Charts and diagrams as code
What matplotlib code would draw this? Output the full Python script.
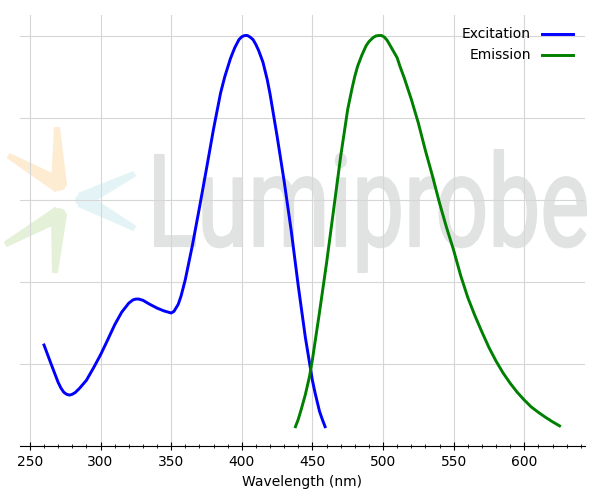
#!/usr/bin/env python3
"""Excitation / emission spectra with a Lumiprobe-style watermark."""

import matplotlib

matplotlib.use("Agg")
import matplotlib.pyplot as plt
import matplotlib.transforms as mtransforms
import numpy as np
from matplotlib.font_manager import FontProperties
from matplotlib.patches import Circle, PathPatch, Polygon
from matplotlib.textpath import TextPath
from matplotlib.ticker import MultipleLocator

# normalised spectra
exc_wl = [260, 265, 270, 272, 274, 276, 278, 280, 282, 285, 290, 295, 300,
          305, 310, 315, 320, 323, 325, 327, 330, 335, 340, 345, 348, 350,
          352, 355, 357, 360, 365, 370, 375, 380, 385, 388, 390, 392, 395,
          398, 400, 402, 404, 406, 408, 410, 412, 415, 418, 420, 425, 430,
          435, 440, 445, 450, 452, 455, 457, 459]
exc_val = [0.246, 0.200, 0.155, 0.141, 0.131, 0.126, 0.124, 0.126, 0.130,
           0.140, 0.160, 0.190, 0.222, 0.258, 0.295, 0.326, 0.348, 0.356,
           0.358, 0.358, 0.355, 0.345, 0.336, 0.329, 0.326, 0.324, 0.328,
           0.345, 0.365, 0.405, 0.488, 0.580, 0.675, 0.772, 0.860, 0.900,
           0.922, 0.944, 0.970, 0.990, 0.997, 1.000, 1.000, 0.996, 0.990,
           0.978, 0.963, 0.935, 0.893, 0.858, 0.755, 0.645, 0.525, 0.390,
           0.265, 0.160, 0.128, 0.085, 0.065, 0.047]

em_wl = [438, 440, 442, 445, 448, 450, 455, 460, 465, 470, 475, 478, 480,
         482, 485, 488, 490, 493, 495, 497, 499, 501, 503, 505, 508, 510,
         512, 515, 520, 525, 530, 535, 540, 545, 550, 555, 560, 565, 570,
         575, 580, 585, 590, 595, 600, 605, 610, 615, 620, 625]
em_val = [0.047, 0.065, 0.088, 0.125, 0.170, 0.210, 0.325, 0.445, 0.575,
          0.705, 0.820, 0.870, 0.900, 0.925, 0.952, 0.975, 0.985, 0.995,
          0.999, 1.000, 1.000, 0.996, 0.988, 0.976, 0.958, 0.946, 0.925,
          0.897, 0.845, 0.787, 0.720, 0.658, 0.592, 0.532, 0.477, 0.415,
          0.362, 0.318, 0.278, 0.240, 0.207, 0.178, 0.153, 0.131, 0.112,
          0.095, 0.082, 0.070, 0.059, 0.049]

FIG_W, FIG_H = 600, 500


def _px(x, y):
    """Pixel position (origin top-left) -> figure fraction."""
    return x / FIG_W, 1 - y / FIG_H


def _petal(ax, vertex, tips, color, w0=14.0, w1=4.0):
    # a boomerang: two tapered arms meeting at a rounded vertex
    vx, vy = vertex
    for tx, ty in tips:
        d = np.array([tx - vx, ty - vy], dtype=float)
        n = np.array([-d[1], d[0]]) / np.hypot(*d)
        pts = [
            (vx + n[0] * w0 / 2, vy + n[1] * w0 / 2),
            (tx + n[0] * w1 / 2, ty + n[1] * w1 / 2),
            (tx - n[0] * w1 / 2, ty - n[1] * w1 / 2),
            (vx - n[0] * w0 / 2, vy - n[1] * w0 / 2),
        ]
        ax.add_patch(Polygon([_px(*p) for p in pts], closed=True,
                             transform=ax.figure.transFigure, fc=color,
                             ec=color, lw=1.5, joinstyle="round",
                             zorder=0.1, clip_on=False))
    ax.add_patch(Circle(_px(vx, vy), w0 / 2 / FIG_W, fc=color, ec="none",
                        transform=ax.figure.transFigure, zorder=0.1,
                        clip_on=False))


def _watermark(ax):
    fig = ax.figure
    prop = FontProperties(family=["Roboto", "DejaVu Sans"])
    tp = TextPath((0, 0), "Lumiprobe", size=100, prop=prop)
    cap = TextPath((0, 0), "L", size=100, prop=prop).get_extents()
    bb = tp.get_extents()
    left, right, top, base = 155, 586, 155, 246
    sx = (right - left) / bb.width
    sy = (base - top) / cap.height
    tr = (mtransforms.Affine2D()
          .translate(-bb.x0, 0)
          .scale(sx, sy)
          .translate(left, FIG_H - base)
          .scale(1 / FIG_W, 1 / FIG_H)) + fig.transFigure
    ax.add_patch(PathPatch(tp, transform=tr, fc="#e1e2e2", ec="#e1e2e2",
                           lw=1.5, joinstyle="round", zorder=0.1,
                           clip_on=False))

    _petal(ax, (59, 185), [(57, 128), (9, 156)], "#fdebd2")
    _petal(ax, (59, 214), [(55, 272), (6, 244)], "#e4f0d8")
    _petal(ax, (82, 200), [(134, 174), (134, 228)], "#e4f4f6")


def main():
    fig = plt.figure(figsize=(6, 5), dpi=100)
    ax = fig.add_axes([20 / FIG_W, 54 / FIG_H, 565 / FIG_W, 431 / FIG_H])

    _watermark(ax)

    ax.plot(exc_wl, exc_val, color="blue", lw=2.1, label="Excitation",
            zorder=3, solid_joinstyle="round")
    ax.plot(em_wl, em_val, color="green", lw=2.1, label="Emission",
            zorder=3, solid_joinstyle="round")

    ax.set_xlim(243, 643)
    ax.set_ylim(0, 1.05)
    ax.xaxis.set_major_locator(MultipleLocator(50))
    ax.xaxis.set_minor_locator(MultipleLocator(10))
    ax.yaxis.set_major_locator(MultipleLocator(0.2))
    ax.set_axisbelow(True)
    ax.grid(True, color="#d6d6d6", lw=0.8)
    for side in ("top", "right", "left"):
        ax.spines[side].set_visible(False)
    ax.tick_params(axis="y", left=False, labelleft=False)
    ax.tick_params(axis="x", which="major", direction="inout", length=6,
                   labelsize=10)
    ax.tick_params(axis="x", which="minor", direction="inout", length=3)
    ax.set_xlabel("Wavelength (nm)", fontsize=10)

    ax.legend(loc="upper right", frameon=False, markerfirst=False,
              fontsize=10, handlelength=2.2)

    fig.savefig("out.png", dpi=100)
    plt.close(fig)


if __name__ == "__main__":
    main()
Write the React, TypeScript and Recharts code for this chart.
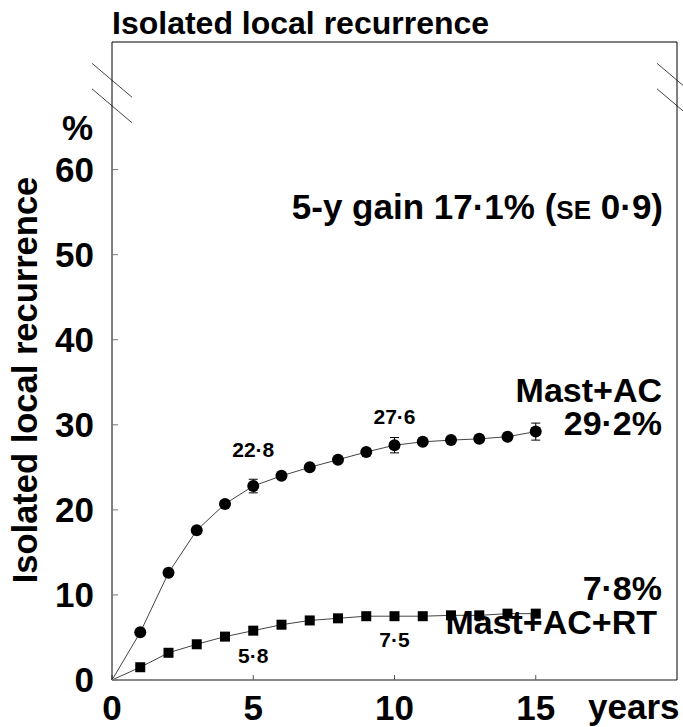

[Task requirements]
Copy every entry exactly as written. Pictures are excluded.

[Output of the exercise]
What matplotlib code would draw this? Output the full Python script.
#!/usr/bin/env python3
"""Excitation / emission spectra with a Lumiprobe-style watermark."""

import matplotlib

matplotlib.use("Agg")
import matplotlib.pyplot as plt
import matplotlib.transforms as mtransforms
import numpy as np
from matplotlib.font_manager import FontProperties
from matplotlib.patches import Circle, PathPatch, Polygon
from matplotlib.textpath import TextPath
from matplotlib.ticker import MultipleLocator

# normalised spectra
exc_wl = [260, 265, 270, 272, 274, 276, 278, 280, 282, 285, 290, 295, 300,
          305, 310, 315, 320, 323, 325, 327, 330, 335, 340, 345, 348, 350,
          352, 355, 357, 360, 365, 370, 375, 380, 385, 388, 390, 392, 395,
          398, 400, 402, 404, 406, 408, 410, 412, 415, 418, 420, 425, 430,
          435, 440, 445, 450, 452, 455, 457, 459]
exc_val = [0.246, 0.200, 0.155, 0.141, 0.131, 0.126, 0.124, 0.126, 0.130,
           0.140, 0.160, 0.190, 0.222, 0.258, 0.295, 0.326, 0.348, 0.356,
           0.358, 0.358, 0.355, 0.345, 0.336, 0.329, 0.326, 0.324, 0.328,
           0.345, 0.365, 0.405, 0.488, 0.580, 0.675, 0.772, 0.860, 0.900,
           0.922, 0.944, 0.970, 0.990, 0.997, 1.000, 1.000, 0.996, 0.990,
           0.978, 0.963, 0.935, 0.893, 0.858, 0.755, 0.645, 0.525, 0.390,
           0.265, 0.160, 0.128, 0.085, 0.065, 0.047]

em_wl = [438, 440, 442, 445, 448, 450, 455, 460, 465, 470, 475, 478, 480,
         482, 485, 488, 490, 493, 495, 497, 499, 501, 503, 505, 508, 510,
         512, 515, 520, 525, 530, 535, 540, 545, 550, 555, 560, 565, 570,
         575, 580, 585, 590, 595, 600, 605, 610, 615, 620, 625]
em_val = [0.047, 0.065, 0.088, 0.125, 0.170, 0.210, 0.325, 0.445, 0.575,
          0.705, 0.820, 0.870, 0.900, 0.925, 0.952, 0.975, 0.985, 0.995,
          0.999, 1.000, 1.000, 0.996, 0.988, 0.976, 0.958, 0.946, 0.925,
          0.897, 0.845, 0.787, 0.720, 0.658, 0.592, 0.532, 0.477, 0.415,
          0.362, 0.318, 0.278, 0.240, 0.207, 0.178, 0.153, 0.131, 0.112,
          0.095, 0.082, 0.070, 0.059, 0.049]

FIG_W, FIG_H = 600, 500


def _px(x, y):
    """Pixel position (origin top-left) -> figure fraction."""
    return x / FIG_W, 1 - y / FIG_H


def _petal(ax, vertex, tips, color, w0=14.0, w1=4.0):
    # a boomerang: two tapered arms meeting at a rounded vertex
    vx, vy = vertex
    for tx, ty in tips:
        d = np.array([tx - vx, ty - vy], dtype=float)
        n = np.array([-d[1], d[0]]) / np.hypot(*d)
        pts = [
            (vx + n[0] * w0 / 2, vy + n[1] * w0 / 2),
            (tx + n[0] * w1 / 2, ty + n[1] * w1 / 2),
            (tx - n[0] * w1 / 2, ty - n[1] * w1 / 2),
            (vx - n[0] * w0 / 2, vy - n[1] * w0 / 2),
        ]
        ax.add_patch(Polygon([_px(*p) for p in pts], closed=True,
                             transform=ax.figure.transFigure, fc=color,
                             ec=color, lw=1.5, joinstyle="round",
                             zorder=0.1, clip_on=False))
    ax.add_patch(Circle(_px(vx, vy), w0 / 2 / FIG_W, fc=color, ec="none",
                        transform=ax.figure.transFigure, zorder=0.1,
                        clip_on=False))


def _watermark(ax):
    fig = ax.figure
    prop = FontProperties(family=["Roboto", "DejaVu Sans"])
    tp = TextPath((0, 0), "Lumiprobe", size=100, prop=prop)
    cap = TextPath((0, 0), "L", size=100, prop=prop).get_extents()
    bb = tp.get_extents()
    left, right, top, base = 155, 586, 155, 246
    sx = (right - left) / bb.width
    sy = (base - top) / cap.height
    tr = (mtransforms.Affine2D()
          .translate(-bb.x0, 0)
          .scale(sx, sy)
          .translate(left, FIG_H - base)
          .scale(1 / FIG_W, 1 / FIG_H)) + fig.transFigure
    ax.add_patch(PathPatch(tp, transform=tr, fc="#e1e2e2", ec="#e1e2e2",
                           lw=1.5, joinstyle="round", zorder=0.1,
                           clip_on=False))

    _petal(ax, (59, 185), [(57, 128), (9, 156)], "#fdebd2")
    _petal(ax, (59, 214), [(55, 272), (6, 244)], "#e4f0d8")
    _petal(ax, (82, 200), [(134, 174), (134, 228)], "#e4f4f6")


def main():
    fig = plt.figure(figsize=(6, 5), dpi=100)
    ax = fig.add_axes([20 / FIG_W, 54 / FIG_H, 565 / FIG_W, 431 / FIG_H])

    _watermark(ax)

    ax.plot(exc_wl, exc_val, color="blue", lw=2.1, label="Excitation",
            zorder=3, solid_joinstyle="round")
    ax.plot(em_wl, em_val, color="green", lw=2.1, label="Emission",
            zorder=3, solid_joinstyle="round")

    ax.set_xlim(243, 643)
    ax.set_ylim(0, 1.05)
    ax.xaxis.set_major_locator(MultipleLocator(50))
    ax.xaxis.set_minor_locator(MultipleLocator(10))
    ax.yaxis.set_major_locator(MultipleLocator(0.2))
    ax.set_axisbelow(True)
    ax.grid(True, color="#d6d6d6", lw=0.8)
    for side in ("top", "right", "left"):
        ax.spines[side].set_visible(False)
    ax.tick_params(axis="y", left=False, labelleft=False)
    ax.tick_params(axis="x", which="major", direction="inout", length=6,
                   labelsize=10)
    ax.tick_params(axis="x", which="minor", direction="inout", length=3)
    ax.set_xlabel("Wavelength (nm)", fontsize=10)

    ax.legend(loc="upper right", frameon=False, markerfirst=False,
              fontsize=10, handlelength=2.2)

    fig.savefig("out.png", dpi=100)
    plt.close(fig)


if __name__ == "__main__":
    main()
Write the React, TypeScript and Recharts code for this chart.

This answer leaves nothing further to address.